**Your goal**
Retype the data that follows line by line, exactly, and leave its pictures out.
================================
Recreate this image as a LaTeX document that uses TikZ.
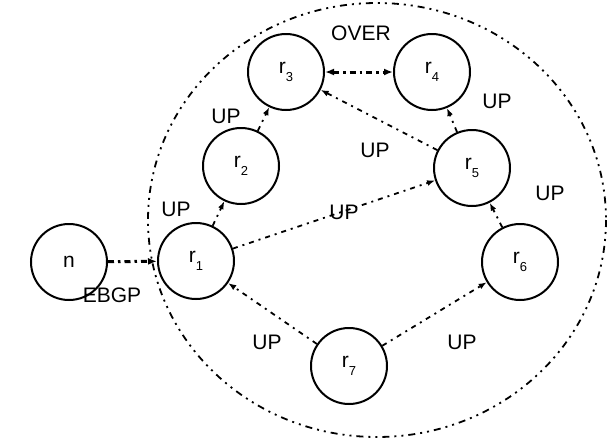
\documentclass[tikz,border=0pt]{standalone}
\usepackage{fontspec}
\setmainfont{Liberation Sans}
\usetikzlibrary{arrows.meta}
\begin{document}
\begin{tikzpicture}[x=1pt,y=-1pt,
  rnode/.style={circle,draw,line width=2pt,minimum size=76pt,inner sep=0pt,font=\fontsize{21}{21}\selectfont},
  conn/.style={line width=1.8pt,dash pattern=on 5pt off 5pt on 2pt off 5pt,-{Latex[length=8pt,width=6pt]}},
  thickconn/.style={line width=3pt,dash pattern=on 6pt off 4pt on 2.5pt off 4pt},
  lbl/.style={font=\fontsize{21}{21}\selectfont,inner sep=0pt}]
\useasboundingbox (0,0) rectangle (615,445);
\draw[line width=1.8pt,dash pattern=on 7pt off 5pt on 2pt off 5pt on 2pt off 5pt] (377,220) ellipse [x radius=229,y radius=217];
\newcommand{\rlab}[1]{r\raisebox{-8pt}{\fontsize{13}{13}\selectfont #1}}
\node[rnode] (n) at (69,262) {n};
\node[rnode] (r1) at (196,261) {\rlab{1}};
\node[rnode] (r2) at (241,166) {\rlab{2}};
\node[rnode] (r3) at (286,72) {\rlab{3}};
\node[rnode] (r4) at (432,72) {\rlab{4}};
\node[rnode] (r5) at (472,168) {\rlab{5}};
\node[rnode] (r6) at (520,262) {\rlab{6}};
\node[rnode] (r7) at (349,366) {\rlab{7}};
\draw[thickconn,-{Latex[length=9pt,width=7pt]}] (n) -- (r1);
\draw[thickconn,{Latex[length=9pt,width=7pt]}-{Latex[length=9pt,width=7pt]}] (r3) -- (r4);
\draw[conn] (r1) -- (r2);
\draw[conn] (r2) -- (r3);
\draw[conn] (r1) -- (r5);
\draw[conn] (r5) -- (r3);
\draw[conn] (r5) -- (r4);
\draw[conn] (r6) -- (r5);
\draw[conn] (r7) -- (r1);
\draw[conn] (r7) -- (r6);
\node[lbl] (lover) at (361,33) {OVER};
\node[lbl] (l12) at (176,209) {UP};
\node[lbl] (l23) at (226,116) {UP};
\node[lbl] (l15) at (344,212) {UP};
\node[lbl] (l53) at (375,150) {UP};
\node[lbl] (l54) at (497,101) {UP};
\node[lbl] (l65) at (550,193) {UP};
\node[lbl] (l71) at (267,342) {UP};
\node[lbl] (l76) at (462,342) {UP};
\node[lbl] (lebgp) at (112,295) {EBGP};
\end{tikzpicture}
\end{document}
================================
**Solution for this exercise**
Recreate this image as a LaTeX document that uses TikZ.
\documentclass[tikz,border=0pt]{standalone}
\usepackage{fontspec}
\setmainfont{Liberation Sans}
\usetikzlibrary{arrows.meta}
\begin{document}
\begin{tikzpicture}[x=1pt,y=-1pt,
  rnode/.style={circle,draw,line width=2pt,minimum size=76pt,inner sep=0pt,font=\fontsize{21}{21}\selectfont},
  conn/.style={line width=1.8pt,dash pattern=on 5pt off 5pt on 2pt off 5pt,-{Latex[length=8pt,width=6pt]}},
  thickconn/.style={line width=3pt,dash pattern=on 6pt off 4pt on 2.5pt off 4pt},
  lbl/.style={font=\fontsize{21}{21}\selectfont,inner sep=0pt}]
\useasboundingbox (0,0) rectangle (615,445);
\draw[line width=1.8pt,dash pattern=on 7pt off 5pt on 2pt off 5pt on 2pt off 5pt] (377,220) ellipse [x radius=229,y radius=217];
\newcommand{\rlab}[1]{r\raisebox{-8pt}{\fontsize{13}{13}\selectfont #1}}
\node[rnode] (n) at (69,262) {n};
\node[rnode] (r1) at (196,261) {\rlab{1}};
\node[rnode] (r2) at (241,166) {\rlab{2}};
\node[rnode] (r3) at (286,72) {\rlab{3}};
\node[rnode] (r4) at (432,72) {\rlab{4}};
\node[rnode] (r5) at (472,168) {\rlab{5}};
\node[rnode] (r6) at (520,262) {\rlab{6}};
\node[rnode] (r7) at (349,366) {\rlab{7}};
\draw[thickconn,-{Latex[length=9pt,width=7pt]}] (n) -- (r1);
\draw[thickconn,{Latex[length=9pt,width=7pt]}-{Latex[length=9pt,width=7pt]}] (r3) -- (r4);
\draw[conn] (r1) -- (r2);
\draw[conn] (r2) -- (r3);
\draw[conn] (r1) -- (r5);
\draw[conn] (r5) -- (r3);
\draw[conn] (r5) -- (r4);
\draw[conn] (r6) -- (r5);
\draw[conn] (r7) -- (r1);
\draw[conn] (r7) -- (r6);
\node[lbl] (lover) at (361,33) {OVER};
\node[lbl] (l12) at (176,209) {UP};
\node[lbl] (l23) at (226,116) {UP};
\node[lbl] (l15) at (344,212) {UP};
\node[lbl] (l53) at (375,150) {UP};
\node[lbl] (l54) at (497,101) {UP};
\node[lbl] (l65) at (550,193) {UP};
\node[lbl] (l71) at (267,342) {UP};
\node[lbl] (l76) at (462,342) {UP};
\node[lbl] (lebgp) at (112,295) {EBGP};
\end{tikzpicture}
\end{document}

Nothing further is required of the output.